とりわけ、秦の始皇帝(紀元前259-210)の時代終わり、箕子朝鮮(?-紀元前194)・衛氏朝鮮(紀元前195-104)の時代を経るも、その古代朝鮮もやがて前漢に滅ぼされることで、国を失った中国(秦)系や朝鮮系の難民たちは倭国に流れ込み、まさに倭語が中国漢字・朝鮮漢字に顕されて倭語のかんじも広がったのだ。

 【倭語かんじⅣ 渡来人】
第10代崇神(紀元前97-30在位)の時代、例えば前86年、戸口を調査して初めて課役を科した(前86年)ことで、崇神は御筆國(はつくにしらす)天皇と称えられ、前33年には「任那國、遣蘇那曷叱知、令朝貢也」(任那國がソナカシチを遣わして朝貢してきた)という。
また第11代垂仁(紀元前29-西暦70在位)の時代には、新羅王子の天日槍が神宝を奉じて来朝(前27年)しており、さらに垂仁の皇子:五十瓊敷入彦命(いにしきいりひこ:第12代景行天皇の同母兄)において、池をはじめ多くの池溝(ちこう)を開かせて農業を盛んにし(西暦6年)、剣千振を造り石上神宮に納めているのだ(西暦10年)。
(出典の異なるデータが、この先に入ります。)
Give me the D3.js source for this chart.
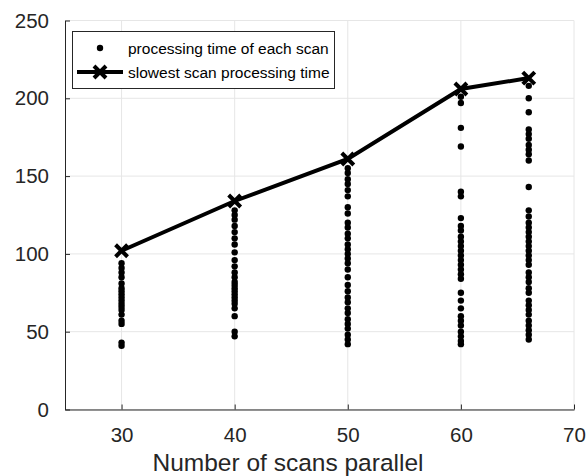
<!DOCTYPE html>
<html>
<head>
<meta charset="utf-8">
<script src="https://cdn.jsdelivr.net/npm/d3@7"></script>
<style>
  body { margin: 0; background: #fff; }
  text { font-family: "Liberation Sans", Arial, sans-serif; }
</style>
</head>
<body>
<div id="chart"></div>
<script>
// scan counts (x) and the slowest time per run
const scanCounts = [30, 40, 50, 60, 66];
const slowestTimes = [102, 134, 161, 206, 213];

// processing time of each scan, per run
const times30 = [94, 91, 88, 85, 81, 78, 76, 74, 72, 70, 68, 66, 64, 61, 57, 55, 43, 41];
const times40 = [128, 125, 122, 118, 114, 110, 106, 101, 96, 92, 88, 85, 82, 80, 78, 76, 74, 72, 70, 68, 65, 60, 50, 47];
const times50 = [155, 152, 148, 145, 141, 137, 130, 126, 120, 117, 113, 110, 106, 103, 100, 97, 94, 90, 85, 80, 76, 72, 69, 65, 62, 58, 55, 52, 48, 45, 42];
const times60 = [201, 197, 181, 169, 140, 137, 123, 118, 115, 111, 108, 105, 102, 99, 96, 93, 90, 87, 84, 75, 70, 65, 60, 57, 54, 50, 47, 44, 42];
const times66 = [208, 200, 191, 180, 177, 174, 170, 167, 164, 160, 143, 128, 124, 120, 117, 114, 111, 108, 105, 102, 99, 96, 93, 88, 85, 82, 78, 75, 70, 67, 64, 61, 57, 54, 51, 48, 45];
const scanTimes = [times30, times40, times50, times60, times66];

const xTicks = [30, 40, 50, 60, 70];
const yTicks = [0, 50, 100, 150, 200, 250];

const width = 586, height = 476;
const margin = { top: 20.5, right: 12, bottom: 66.5, left: 65 };

const svg = d3.select("#chart").append("svg")
  .attr("width", width).attr("height", height);

const x = d3.scaleLinear().domain([25, 70]).range([margin.left, width - margin.right]);
const y = d3.scaleLinear().domain([0, 250]).range([height - margin.bottom, margin.top]);

// grid
svg.append("g")
  .selectAll("line.gx").data(xTicks).enter().append("line")
  .attr("x1", d => x(d)).attr("x2", d => x(d))
  .attr("y1", y(0)).attr("y2", y(250))
  .attr("stroke", "#e6e6e6").attr("stroke-width", 1);
svg.append("g")
  .selectAll("line.gy").data(yTicks).enter().append("line")
  .attr("x1", x(25)).attr("x2", x(70))
  .attr("y1", d => y(d)).attr("y2", d => y(d))
  .attr("stroke", "#e6e6e6").attr("stroke-width", 1);

// axes
const xAxis = svg.append("g")
  .attr("transform", `translate(0,${y(0)})`)
  .call(d3.axisBottom(x).tickValues(xTicks).tickSizeInner(-5).tickSizeOuter(0).tickPadding(18));
const yAxis = svg.append("g")
  .attr("transform", `translate(${x(25)},0)`)
  .call(d3.axisLeft(y).tickValues(yTicks).tickSizeInner(-5).tickSizeOuter(0).tickPadding(16));

[xAxis, yAxis].forEach(g => {
  g.select(".domain").attr("stroke", "#262626").attr("stroke-width", 1);
  g.selectAll(".tick line").attr("stroke", "#262626");
  g.selectAll("text")
    .attr("font-size", "20.5px")
    .attr("fill", "#262626")
    .style("font-family", "Liberation Sans, Arial, sans-serif");
});

svg.append("text")
  .attr("x", 288).attr("y", 471)
  .attr("text-anchor", "middle")
  .attr("font-size", "24.5px")
  .attr("fill", "#262626")
  .text("Number of scans parallel");

// scatter dots
const dots = [];
scanCounts.forEach((n, i) => scanTimes[i].forEach(t => dots.push({ n, t })));
svg.append("g")
  .selectAll("circle").data(dots).enter().append("circle")
  .attr("cx", d => x(d.n)).attr("cy", d => y(d.t))
  .attr("r", 3.2).attr("fill", "#000");

// slowest line
const slowest = scanCounts.map((n, i) => ({ n, t: slowestTimes[i] }));
svg.append("path")
  .datum(slowest)
  .attr("fill", "none").attr("stroke", "#000").attr("stroke-width", 4)
  .attr("d", d3.line().x(d => x(d.n)).y(d => y(d.t)));

function cross(g, cx, cy, s) {
  g.append("path")
    .attr("d", `M${cx - s},${cy - s}L${cx + s},${cy + s}M${cx - s},${cy + s}L${cx + s},${cy - s}`)
    .attr("stroke", "#000").attr("stroke-width", 4).attr("fill", "none");
}
const markers = svg.append("g");
slowest.forEach(d => cross(markers, x(d.n), y(d.t), 6));

// legend
const legend = svg.append("g");
legend.append("rect")
  .attr("x", 72.5).attr("y", 31.5).attr("width", 262).attr("height", 57)
  .attr("fill", "#fff").attr("stroke", "#262626").attr("stroke-width", 1);
legend.append("circle").attr("cx", 100).attr("cy", 48).attr("r", 3.2).attr("fill", "#000");
legend.append("text").attr("x", 128).attr("y", 54)
  .attr("font-size", "15.5px").attr("fill", "#000")
  .text("processing time of each scan");
legend.append("line").attr("x1", 77).attr("x2", 123).attr("y1", 72).attr("y2", 72)
  .attr("stroke", "#000").attr("stroke-width", 4);
cross(legend, 100, 72, 6);
legend.append("text").attr("x", 128).attr("y", 78)
  .attr("font-size", "15.5px").attr("fill", "#000")
  .text("slowest scan processing time");
</script>
</body>
</html>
ただ、垂仁86年(西暦57年)には、例の金印が光武帝(紀元前5生-西暦57没)より倭国に授与されているのだが、【漢委奴國王】の委ねた奴國王は垂仁ではなかったかもしれない。
つまり、当時の古代日本には、難民としての中国系部族や朝鮮系部族がおり、それを統括していたのが、倭(わ)国と倭(やまと)国であったが、ほかに領土を持った豪族たちもおり、この崇神・垂仁の時代になって、やっと大和朝廷の国づくりが始まったのだ。

ただし、難民たちのその技術と知識は、倭國にしても大和であったにしても、国づくりのためには必要であり、もはや渡来人として受け入れられ、中国系は倭国と結び、朝鮮系は大和国との結びつきが深まっていったように思われる。
その朝鮮系には秦國系の世代を経た人達もおり、主に百済系だと思うのだが呉音の漢字で、中国系は漢音の漢字を用い、倭語のかんじも渡来人によって公文書化され実用化されていったのである。
 【倭語かんじⅤ 帰化人】
第12代 景行(西暦71-130)の時代には、武内宿祢(84-?)が登場し、ヤマトタケルの活躍があり、第13代成務(131-190在位)・第14代仲哀(192-200在位)、そして神功(201-269摂政)の時代に入るのだ。
しかも、そのあと宿祢は、第15代応神(270-310在位)・第16代仁徳(313-399在位)にも仕えており、その間、応神16年(285年)は中国から漢字が伝来し、仁徳79年(391年)任那に日本府が設立されるのだが、史実?だとすれば、宿祢は300年を超えてしまう。

宿祢の時代が何世代続いたかわからないが、時代が3世紀以上にもなれば、渡来人たちは帰化人となり、すでにりっぱな倭人となって、朝廷に仕える重要な人物になっており、その筆頭が蘇我氏だと思っていたら、その祖は武内宿祢だといい、ほかにも中央有力豪族の紀氏・巨勢氏・平群氏、そして葛城氏と並んでいるのだ。
おそらくこれは、宿祢のプロジェクトとして、素性を問わず才能のある帰化人たちを用いたものであり、その300年の間に、もはや呉音・漢音も混じっていれば、倭人みずから倭語かんじも創ることができ、すなわち国字も次から次へと生み出されていったのである。

まさに、言葉としての倭語が、文書としての漢字になり、古代中国および古代朝鮮との交流を通じて、倭の五王の時代には倭語漢字が成立していたのだ。
やがて仏教が伝来(538年)し、漢詩文学なども持ち込まれ、五言絶句・律詩や七言絶句・律詩などにより、倭語の感情も記紀歌謡として表現され、五七調にならなかったり、記録されなかった部分もあったろうが、一方では編纂され、詠み人知らず?として、『万葉集』にまとめられたのである。